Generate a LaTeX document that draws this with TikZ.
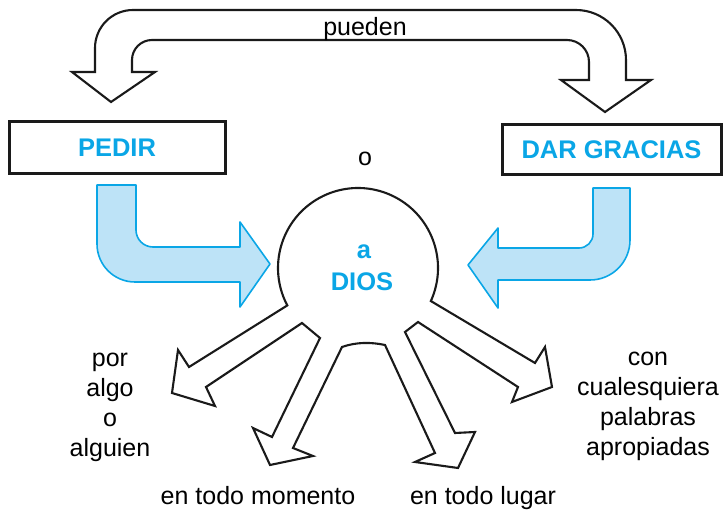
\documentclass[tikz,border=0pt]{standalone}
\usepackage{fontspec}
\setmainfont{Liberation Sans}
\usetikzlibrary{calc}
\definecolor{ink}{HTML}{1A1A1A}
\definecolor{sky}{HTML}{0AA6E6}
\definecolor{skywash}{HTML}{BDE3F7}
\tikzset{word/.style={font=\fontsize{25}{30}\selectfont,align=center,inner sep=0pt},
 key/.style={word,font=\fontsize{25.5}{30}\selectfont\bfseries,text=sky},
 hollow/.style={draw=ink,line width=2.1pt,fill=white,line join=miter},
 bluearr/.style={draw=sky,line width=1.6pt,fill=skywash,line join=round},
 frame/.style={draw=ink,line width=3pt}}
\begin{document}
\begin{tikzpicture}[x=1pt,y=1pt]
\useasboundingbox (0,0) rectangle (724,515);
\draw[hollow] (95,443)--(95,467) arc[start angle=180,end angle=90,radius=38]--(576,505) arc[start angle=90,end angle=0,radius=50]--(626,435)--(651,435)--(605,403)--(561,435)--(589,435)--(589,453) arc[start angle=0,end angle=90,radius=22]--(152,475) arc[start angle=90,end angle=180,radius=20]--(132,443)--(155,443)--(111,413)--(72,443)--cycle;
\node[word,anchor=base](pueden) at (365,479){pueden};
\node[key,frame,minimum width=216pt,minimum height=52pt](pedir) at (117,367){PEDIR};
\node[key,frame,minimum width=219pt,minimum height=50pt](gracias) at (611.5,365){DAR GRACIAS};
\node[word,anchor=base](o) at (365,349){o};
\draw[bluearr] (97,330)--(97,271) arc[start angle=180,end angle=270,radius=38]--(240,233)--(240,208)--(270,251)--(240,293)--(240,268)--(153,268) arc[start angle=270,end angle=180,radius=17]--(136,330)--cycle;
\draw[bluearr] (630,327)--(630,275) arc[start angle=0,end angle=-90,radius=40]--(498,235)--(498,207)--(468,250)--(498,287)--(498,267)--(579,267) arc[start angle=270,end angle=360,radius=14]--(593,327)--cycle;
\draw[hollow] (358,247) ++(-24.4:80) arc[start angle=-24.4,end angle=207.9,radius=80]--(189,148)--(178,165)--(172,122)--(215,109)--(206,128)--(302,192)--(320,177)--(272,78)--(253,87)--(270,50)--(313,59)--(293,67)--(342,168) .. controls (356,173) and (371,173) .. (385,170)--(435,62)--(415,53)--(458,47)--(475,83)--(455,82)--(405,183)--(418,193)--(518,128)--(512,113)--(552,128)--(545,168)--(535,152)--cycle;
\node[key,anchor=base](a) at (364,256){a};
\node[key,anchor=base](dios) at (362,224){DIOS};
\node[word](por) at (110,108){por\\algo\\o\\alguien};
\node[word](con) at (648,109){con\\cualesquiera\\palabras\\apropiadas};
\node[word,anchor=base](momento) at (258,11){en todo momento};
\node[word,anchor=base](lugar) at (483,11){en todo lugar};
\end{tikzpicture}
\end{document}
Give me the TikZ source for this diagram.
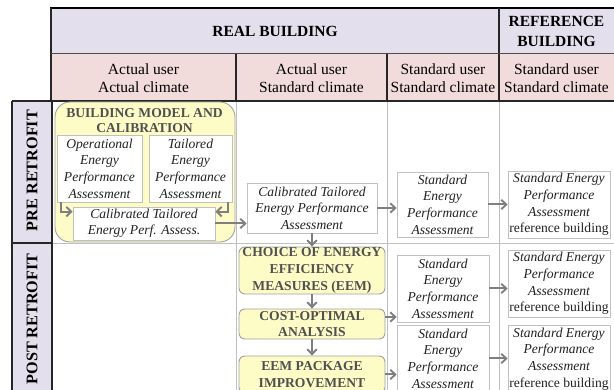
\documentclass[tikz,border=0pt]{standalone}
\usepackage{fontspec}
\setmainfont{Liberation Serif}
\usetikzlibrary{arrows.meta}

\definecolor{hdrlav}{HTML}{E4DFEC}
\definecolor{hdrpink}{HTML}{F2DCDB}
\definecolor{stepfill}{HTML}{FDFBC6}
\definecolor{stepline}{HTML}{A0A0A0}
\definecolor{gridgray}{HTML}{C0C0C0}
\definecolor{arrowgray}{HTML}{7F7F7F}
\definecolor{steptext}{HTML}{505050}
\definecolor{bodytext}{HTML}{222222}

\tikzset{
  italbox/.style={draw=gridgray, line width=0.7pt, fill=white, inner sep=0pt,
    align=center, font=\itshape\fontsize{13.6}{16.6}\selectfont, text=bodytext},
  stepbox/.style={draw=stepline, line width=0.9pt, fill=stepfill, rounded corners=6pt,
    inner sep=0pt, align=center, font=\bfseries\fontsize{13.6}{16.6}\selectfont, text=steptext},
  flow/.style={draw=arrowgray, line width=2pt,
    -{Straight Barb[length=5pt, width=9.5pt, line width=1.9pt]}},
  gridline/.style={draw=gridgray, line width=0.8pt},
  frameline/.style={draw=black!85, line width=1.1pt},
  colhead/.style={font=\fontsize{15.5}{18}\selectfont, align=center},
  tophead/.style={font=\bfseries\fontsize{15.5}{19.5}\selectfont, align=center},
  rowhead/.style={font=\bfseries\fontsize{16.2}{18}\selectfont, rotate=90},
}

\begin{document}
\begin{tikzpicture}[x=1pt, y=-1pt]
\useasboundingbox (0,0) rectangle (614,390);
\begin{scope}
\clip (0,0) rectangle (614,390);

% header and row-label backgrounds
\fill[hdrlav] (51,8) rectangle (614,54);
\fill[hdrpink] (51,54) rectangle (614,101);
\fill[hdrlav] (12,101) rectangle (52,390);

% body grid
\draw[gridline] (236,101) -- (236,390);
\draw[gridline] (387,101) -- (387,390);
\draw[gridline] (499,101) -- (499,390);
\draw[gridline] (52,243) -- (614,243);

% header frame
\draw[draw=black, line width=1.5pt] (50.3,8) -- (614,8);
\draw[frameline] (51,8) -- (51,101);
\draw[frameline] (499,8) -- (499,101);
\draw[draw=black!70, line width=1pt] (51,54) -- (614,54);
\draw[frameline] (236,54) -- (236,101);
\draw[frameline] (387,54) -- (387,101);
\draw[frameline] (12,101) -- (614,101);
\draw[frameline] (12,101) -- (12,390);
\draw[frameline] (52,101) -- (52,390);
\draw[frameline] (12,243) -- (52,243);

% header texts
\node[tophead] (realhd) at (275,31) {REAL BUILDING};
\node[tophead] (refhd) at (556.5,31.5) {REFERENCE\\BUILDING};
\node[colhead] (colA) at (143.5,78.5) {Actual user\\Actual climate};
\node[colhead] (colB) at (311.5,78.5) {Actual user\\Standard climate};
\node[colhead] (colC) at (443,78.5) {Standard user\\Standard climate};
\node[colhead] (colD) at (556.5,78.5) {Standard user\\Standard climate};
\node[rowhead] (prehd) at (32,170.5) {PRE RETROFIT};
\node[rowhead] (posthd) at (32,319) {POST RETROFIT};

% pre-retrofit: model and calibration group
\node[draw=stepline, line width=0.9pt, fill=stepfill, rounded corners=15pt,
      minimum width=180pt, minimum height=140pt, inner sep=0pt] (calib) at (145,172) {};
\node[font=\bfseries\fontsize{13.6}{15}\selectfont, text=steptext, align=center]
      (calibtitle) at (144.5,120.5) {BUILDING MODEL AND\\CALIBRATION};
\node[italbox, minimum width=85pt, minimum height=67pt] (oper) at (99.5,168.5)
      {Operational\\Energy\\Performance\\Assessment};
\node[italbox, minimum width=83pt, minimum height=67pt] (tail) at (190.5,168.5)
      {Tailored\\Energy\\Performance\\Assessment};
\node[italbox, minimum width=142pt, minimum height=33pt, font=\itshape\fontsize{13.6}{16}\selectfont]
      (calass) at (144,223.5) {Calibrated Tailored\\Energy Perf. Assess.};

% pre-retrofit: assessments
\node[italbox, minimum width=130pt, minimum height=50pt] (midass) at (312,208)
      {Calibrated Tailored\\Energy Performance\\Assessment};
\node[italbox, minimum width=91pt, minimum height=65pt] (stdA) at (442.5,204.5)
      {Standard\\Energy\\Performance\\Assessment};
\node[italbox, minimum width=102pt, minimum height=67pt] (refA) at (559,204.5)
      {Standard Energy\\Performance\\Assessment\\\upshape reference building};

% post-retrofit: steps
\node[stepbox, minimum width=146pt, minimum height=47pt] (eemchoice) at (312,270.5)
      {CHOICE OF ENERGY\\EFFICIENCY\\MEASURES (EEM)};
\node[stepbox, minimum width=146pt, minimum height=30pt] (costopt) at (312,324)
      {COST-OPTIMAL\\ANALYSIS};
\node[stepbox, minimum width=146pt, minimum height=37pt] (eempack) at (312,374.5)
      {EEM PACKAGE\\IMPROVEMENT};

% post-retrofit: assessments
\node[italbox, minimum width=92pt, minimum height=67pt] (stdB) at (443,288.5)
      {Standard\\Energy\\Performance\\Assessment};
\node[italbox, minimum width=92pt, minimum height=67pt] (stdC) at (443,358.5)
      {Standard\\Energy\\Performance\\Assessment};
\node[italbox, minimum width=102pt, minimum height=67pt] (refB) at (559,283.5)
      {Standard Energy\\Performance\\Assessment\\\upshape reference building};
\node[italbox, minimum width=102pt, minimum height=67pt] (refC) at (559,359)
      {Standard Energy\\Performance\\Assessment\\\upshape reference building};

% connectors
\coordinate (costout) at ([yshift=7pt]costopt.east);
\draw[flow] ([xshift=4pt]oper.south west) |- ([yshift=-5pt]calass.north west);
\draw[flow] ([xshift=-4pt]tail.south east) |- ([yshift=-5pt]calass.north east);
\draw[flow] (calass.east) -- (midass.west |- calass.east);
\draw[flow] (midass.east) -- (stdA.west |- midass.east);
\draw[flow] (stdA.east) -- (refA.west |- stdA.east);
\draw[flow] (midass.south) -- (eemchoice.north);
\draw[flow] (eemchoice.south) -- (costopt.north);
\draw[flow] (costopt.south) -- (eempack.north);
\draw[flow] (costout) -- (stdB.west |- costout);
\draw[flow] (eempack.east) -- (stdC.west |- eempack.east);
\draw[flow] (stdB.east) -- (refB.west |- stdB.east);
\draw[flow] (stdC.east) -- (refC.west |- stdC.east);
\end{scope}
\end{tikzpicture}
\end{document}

__Work to do__
Give the number of lines in the material above that have the word "this" in them, and nothing more.

__Finished task__
2